That isn’t how it started of course. I didn’t just wake up one morning and become weird. It took a while.
It began, you see, with a combination of two things; desperation and a book. A book that said ‘hey you blood type A you, vegetable – good, carbs – good, meat – bad.”
And so on January 2, 2005, I summoned the culinary goddess in me and created what was to be my last meat dish – lamb kalderata. I spared nothing. Choice lamb cuts stewed to a creamy-tomatoey-spicy perfection and I had it for breakfast, lunch, merienda, dinner and midnight snack.
I never had anything that walks, swims or flies since.
In fairness to the principle behind the book, I did lose some weight in the first two months. But on the 3rd and 4th month, the extra carbs I took to ease my meatless existence began to take its toll and before I could stop it, I was well on my way to Hipsville, Illinois once again.
I think it was on the 5th month that I had to re-evaluate what I was doing and why exactly I was doing it. You see, before then, when people asked me if I was doing it for animal rights I would answer brusquely “No! The only animal I’m doing this for is this one (sabay turo sa akin.)” But when it became painfully obvious that this animal was no longer benefiting from being a vegetarian, and not eager to jump off it just yet, I had to find another reason.

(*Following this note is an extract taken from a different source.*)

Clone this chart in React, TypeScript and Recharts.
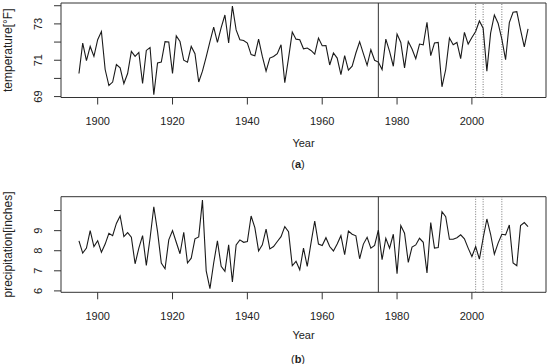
import React from 'react';
import { LineChart, Line, XAxis, YAxis, ReferenceLine, ReferenceArea, Label } from 'recharts';

const START_YEAR = 1895;

const temperature = [
  70.27, 71.94, 70.98, 71.76, 71.21, 72.13, 72.58, 70.49, 69.61, 69.8,
  70.76, 70.58, 69.72, 70.27, 71.49, 71.21, 71.43, 69.72, 71.54, 71.7,
  69.1, 70.85, 70.9, 72.02, 72.0, 70.27, 72.34, 72.03, 71.0, 70.89,
  71.76, 71.36, 69.8, 70.4, 71.18, 72.03, 72.82, 71.98, 72.8, 73.49,
  71.95, 73.98, 72.67, 72.13, 72.09, 71.95, 71.31, 71.25, 72.16, 71.21,
  70.4, 71.12, 71.21, 71.36, 71.85, 69.76, 71.12, 72.55, 72.16, 72.13,
  71.63, 71.67, 71.54, 71.34, 72.22, 71.8, 71.81, 70.74, 71.4, 71.12,
  70.21, 71.25, 70.45, 70.67, 71.4, 72.02, 71.36, 70.72, 71.58, 71.0,
  70.9, 70.49, 72.16, 71.49, 70.67, 72.44, 71.98, 70.58, 72.03, 71.62,
  71.09, 71.89, 71.85, 73.09, 71.25, 71.95, 71.98, 69.54, 70.49, 72.22,
  71.85, 71.98, 71.09, 72.53, 71.89, 72.25, 72.58, 73.16, 72.76, 70.4,
  72.49, 73.49, 73.04, 72.16, 71.03, 73.07, 73.64, 73.67, 72.67, 71.73,
  72.73,
];

const precipitation = [
  8.49, 7.88, 8.13, 9.0, 8.21, 8.5, 7.93, 8.33, 8.87, 8.75,
  9.36, 9.73, 8.7, 8.9, 8.67, 7.35, 8.13, 8.75, 7.27, 8.62,
  10.19, 8.95, 7.39, 7.1, 8.54, 9.0, 8.42, 7.85, 8.92, 7.39,
  7.63, 8.59, 8.69, 10.52, 7.0, 6.11, 7.39, 8.49, 7.22, 6.97,
  8.29, 6.44, 8.29, 8.54, 8.42, 8.46, 9.73, 9.15, 7.99, 8.29,
  9.08, 8.09, 8.21, 8.46, 8.7, 9.2, 8.95, 7.25, 7.47, 7.05,
  8.13, 7.22, 8.38, 9.48, 8.33, 8.26, 8.65, 8.21, 7.99, 8.33,
  8.75, 7.8, 8.98, 8.82, 8.74, 7.6, 8.33, 8.67, 8.13, 8.26,
  9.03, 7.55, 8.62, 8.13, 8.82, 6.86, 9.25, 8.87, 7.42, 8.18,
  8.29, 8.62, 8.42, 6.89, 9.4, 8.13, 8.16, 9.94, 9.69, 8.57,
  8.57, 8.65, 8.79, 8.59, 8.13, 7.71, 8.21, 7.58, 8.62, 9.58,
  8.82, 7.83, 8.38, 8.82, 8.79, 9.28, 7.39, 7.25, 9.25, 9.4,
  9.2,
];

const yearTicks = [1900, 1920, 1940, 1960, 1980, 2000];
const tempTicks = [69, 70, 71, 72, 73, 74];
const tempLabels = [69, 71, 73];
const precTicks = [6, 7, 8, 9, 10];
const precLabels = [6, 7, 8, 9];
const breakYear = 1975;
const eventYears = [2001, 2003, 2008];

const tempData = temperature.map((v, i) => ({ year: START_YEAR + i, value: v }));
const precData = precipitation.map((v, i) => ({ year: START_YEAR + i, value: v }));

const FONT = '"Liberation Sans", Arial, Helvetica, sans-serif';
const INK = '#222';
const X_DOMAIN: [number, number] = [1890.2, 2019.8];

interface PanelProps {
  data: { year: number; value: number }[];
  yDomain: [number, number];
  yTicks: number[];
  yLabels: number[];
  yTitle: string;
  top: number;
  height: number;
  marginTop: number;
  xAxisHeight: number;
  yearOffset: number;
}

function Panel({ data, yDomain, yTicks, yLabels, yTitle, top, height, marginTop, xAxisHeight, yearOffset }: PanelProps) {
  const plotMid = marginTop + (height - marginTop - xAxisHeight) / 2;

  // R draws these labels parallel to the axis
  const renderTick = (props: any) => {
    const { y, payload } = props;
    if (!yLabels.includes(payload.value)) return <g />;
    return (
      <text
        x={42.5}
        y={y}
        transform={`rotate(-90 42.5 ${y})`}
        textAnchor="middle"
        fontSize={11}
        fontFamily={FONT}
        fill={INK}
      >
        {payload.value}
      </text>
    );
  };

  return (
    <div style={{ position: 'absolute', left: 0, top, width: 550, height }}>
      <LineChart width={550} height={height} data={data} margin={{ top: marginTop, right: 4, left: 0, bottom: 0 }}>
        <XAxis
          dataKey="year"
          type="number"
          domain={X_DOMAIN}
          ticks={yearTicks}
          interval={0}
          allowDataOverflow
          axisLine={false}
          tickLine={{ stroke: '#333' }}
          tickSize={7}
          tickMargin={13}
          height={xAxisHeight}
          tick={{ fill: INK, fontSize: 11, fontFamily: FONT }}
        >
          <Label value="Year" position="insideTop" offset={yearOffset} fill={INK} fontSize={11} fontFamily={FONT} />
        </XAxis>
        <YAxis
          type="number"
          domain={yDomain}
          ticks={yTicks}
          interval={0}
          allowDataOverflow
          axisLine={false}
          tickLine={{ stroke: '#333' }}
          tickSize={7}
          width={61}
          tick={renderTick}
          label={{
            content: () => (
              <text
                x={12}
                y={plotMid}
                transform={`rotate(-90 12 ${plotMid})`}
                textAnchor="middle"
                fontSize={12}
                fontFamily={FONT}
                fill={INK}
              >
                {yTitle}
              </text>
            ),
          }}
        />
        <ReferenceArea
          x1={X_DOMAIN[0]}
          x2={X_DOMAIN[1]}
          y1={yDomain[0]}
          y2={yDomain[1]}
          fill="none"
          stroke="#333"
          strokeWidth={1}
          ifOverflow="visible"
        />
        <ReferenceLine x={breakYear} stroke="#333" strokeWidth={1} />
        {eventYears.map((yr) => (
          <ReferenceLine key={yr} x={yr} stroke="#777" strokeWidth={1} strokeDasharray="1 1.5" />
        ))}
        <Line
          type="linear"
          dataKey="value"
          stroke="#1a1a1a"
          strokeWidth={1.1}
          dot={false}
          isAnimationActive={false}
        />
      </LineChart>
    </div>
  );
}

function Tag({ letter, y }: { letter: string; y: number }) {
  return (
    <div
      style={{
        position: 'absolute',
        left: 278,
        width: 40,
        top: y - 7,
        height: 14,
        lineHeight: '14px',
        textAlign: 'center',
        fontFamily: FONT,
        fontSize: 11,
        color: INK,
      }}
    >
      (<b>{letter}</b>)
    </div>
  );
}

export default function App() {
  return (
    <div style={{ position: 'absolute', left: 0, top: 0, width: 550, height: 364, background: '#fff' }}>
      <Panel
        data={tempData}
        yDomain={[68.95, 74.15]}
        yTicks={tempTicks}
        yLabels={tempLabels}
        yTitle="temperature[°F]"
        top={0}
        height={180}
        marginTop={3}
        xAxisHeight={82.5}
        yearOffset={41.5}
      />
      <Tag letter="a" y={164.3} />
      <Panel
        data={precData}
        yDomain={[5.93, 10.69]}
        yTicks={precTicks}
        yLabels={precLabels}
        yTitle="precipitation[inches]"
        top={185}
        height={179}
        marginTop={11.7}
        xAxisHeight={71.7}
        yearOffset={39.2}
      />
      <Tag letter="b" y={358.5} />
    </div>
  );
}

First, I took the “pity naman the animals” road.
I thought that being a dog-lover would automatically make me an any-kind-of-animal-lover. It does not apparently follow. I googled images of animals being slaughtered and read websites about them being tortured and I waited for the wave of emotion, the overwhelming guilt, the flood of tears to come - none did. I saw them as I always have - juicy pork chops, succulent racks of lamb, melt-in-your-mouth steak.
This was clearly not the route for me.
Then one after, Carmen and I were talking about bigotry and discrimination and that the greatest problem in the world today is man’s blatant lack of respect for everything he does not understand. Cultural, political and religious differences have spurred hostility and hatred because, instead of trying to understand and perhaps even appreciate other beliefs, men focus too much on attacking what is not theirs and defending what is. Man’s innate and unfounded sense of superiority over what he does not understand, that combination of arrogance and stupidity, makes him very dangerous.

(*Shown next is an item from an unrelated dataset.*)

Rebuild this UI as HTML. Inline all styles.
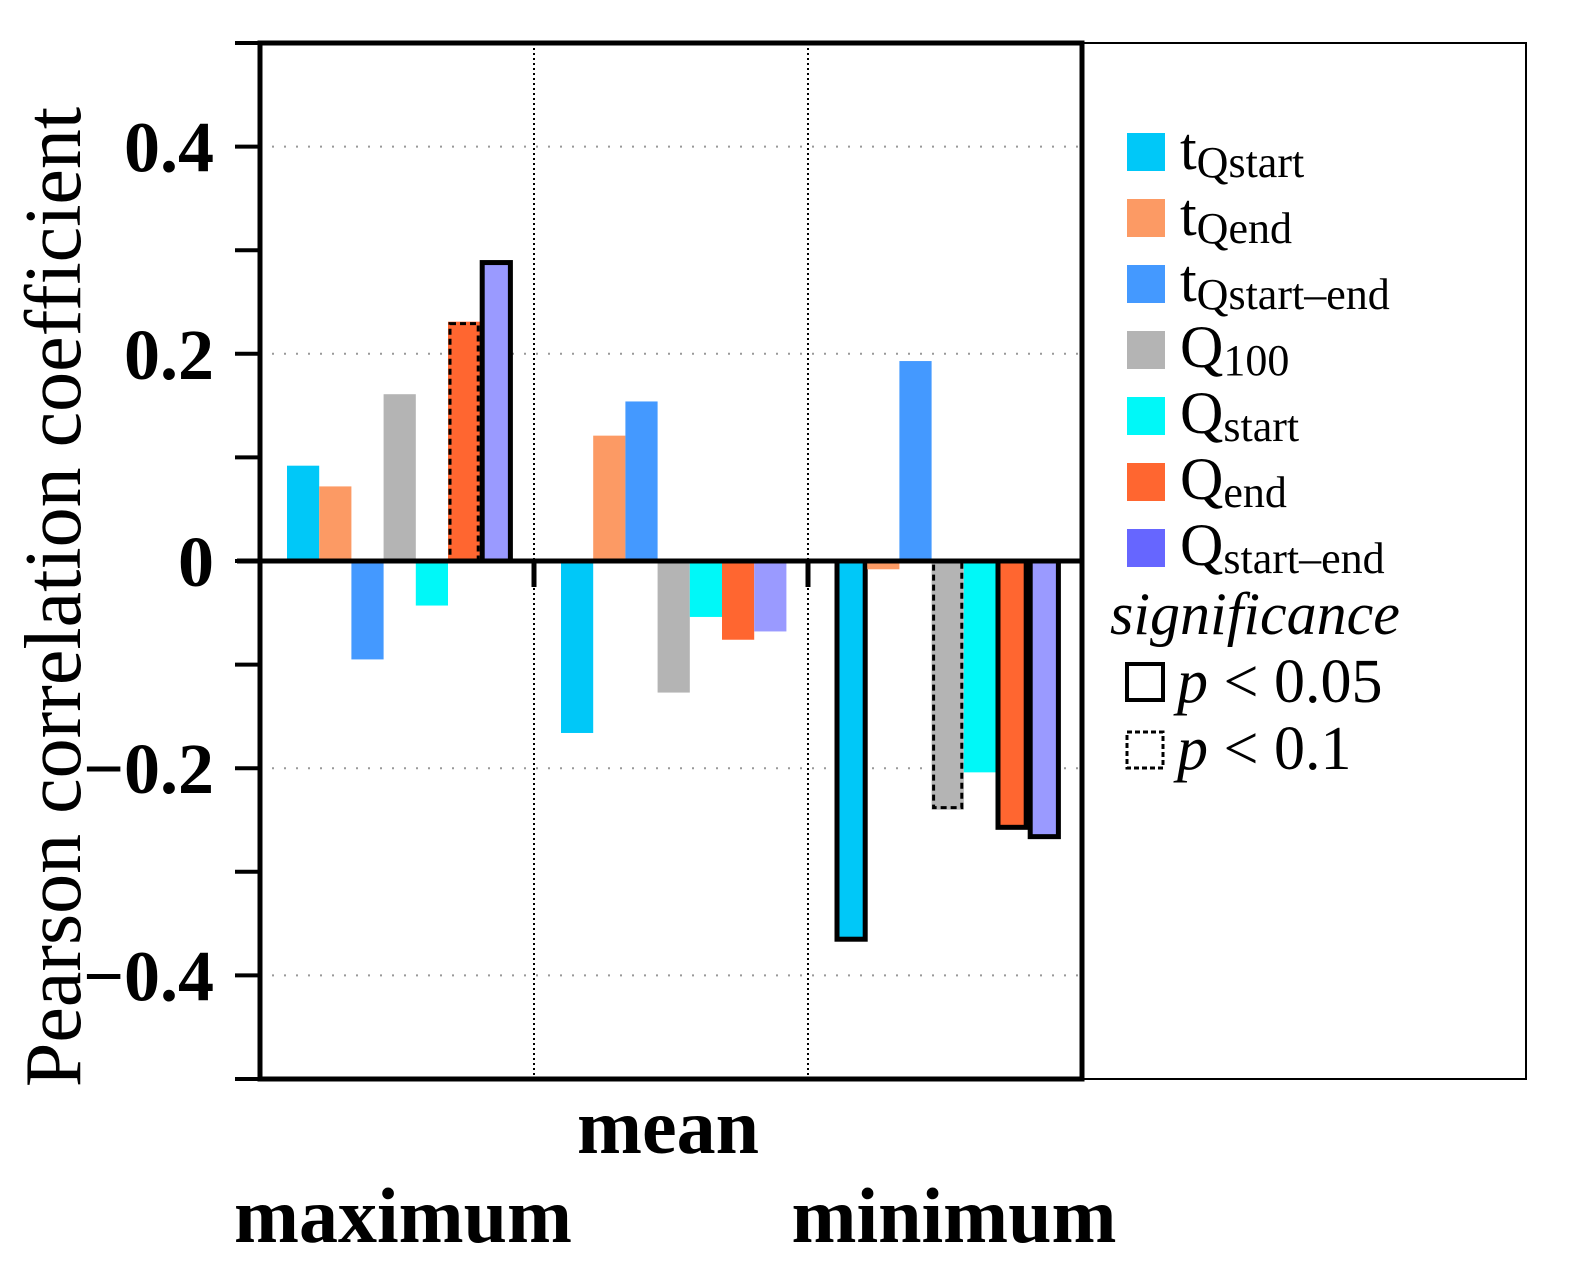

It is this same sense of superiority that makes him believe that he is greater than other species. This that gives him the “right” to make a pig’s sole reason for living is be his bacon. A calf is taken right from his mothers womb, restricted to a confined space, force-fed beer and massaged everyday with sake until he is slaughtered and served as kobe. A ridiculous amount of food is pumped into a duck’s or a goose’s stomach through a metal pipe that is shoved down their throats to intentionally make them sick and make their livers swell up to ten times its normal size so we can have our foie gras. (God I miss foie gras)
Hunting down a baboyramo in the wild to make him adobo is one thing but breeding them specifically for the sole purpose of roasting them or sautéing their liver is another.

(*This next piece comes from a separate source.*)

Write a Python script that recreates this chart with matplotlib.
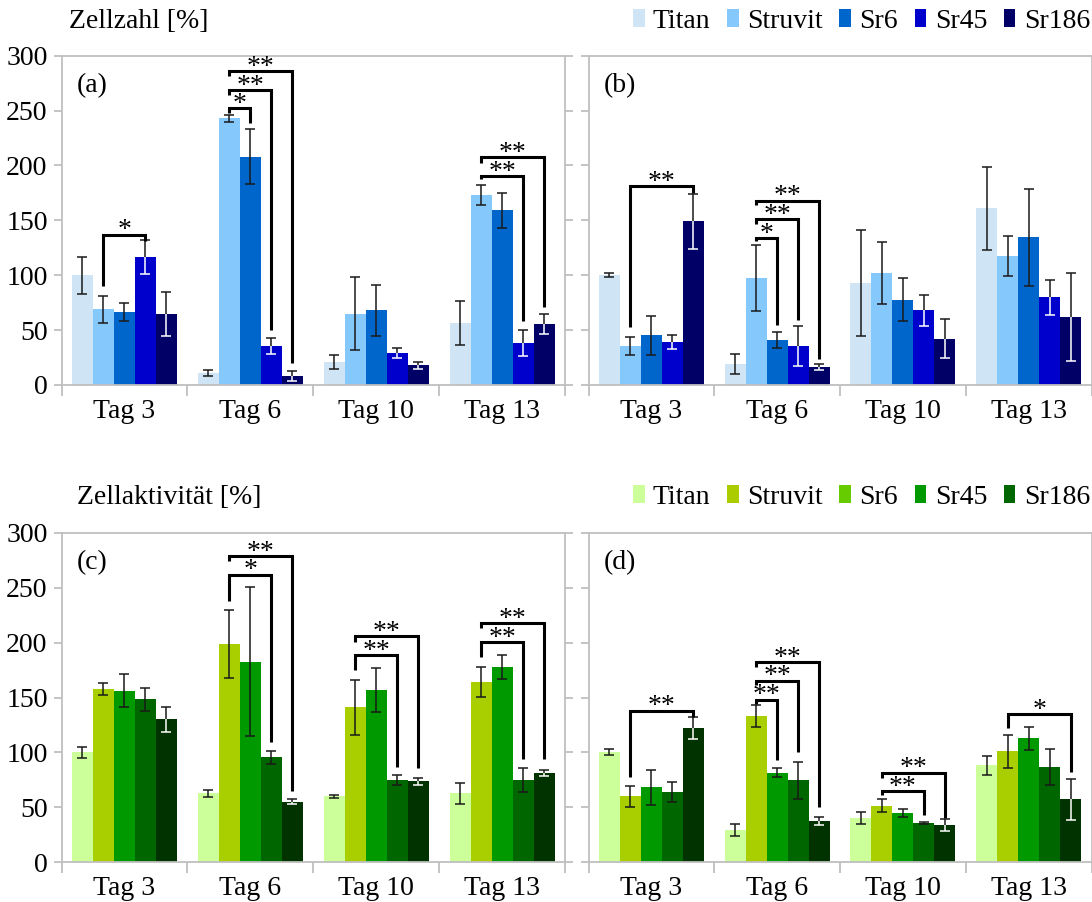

Here is where I get a little weird.
Just because I do not understand a cow’s moo or a duck’s quack doesn’t mean I have the right to quarantine them to keep their meat tender to the bite, feed them not what tastes good to them but what would make them taste good to me, and decide when they will be butchered.
They have as much right to life as I do. And, more importantly, they have a right to the same quality of life that every living creature should enjoy.
Here is where I get a lot weird.
Kasi what if aliens come to our planet one day and see these cute little earthlings whose tagalog sounds a bit like quacking to them, what will stop them from fattening us up and have our kidneys for lunch.
And so, hoping that aliens will allot me the same degree of respect I give other creatures, I remain a vegetarian.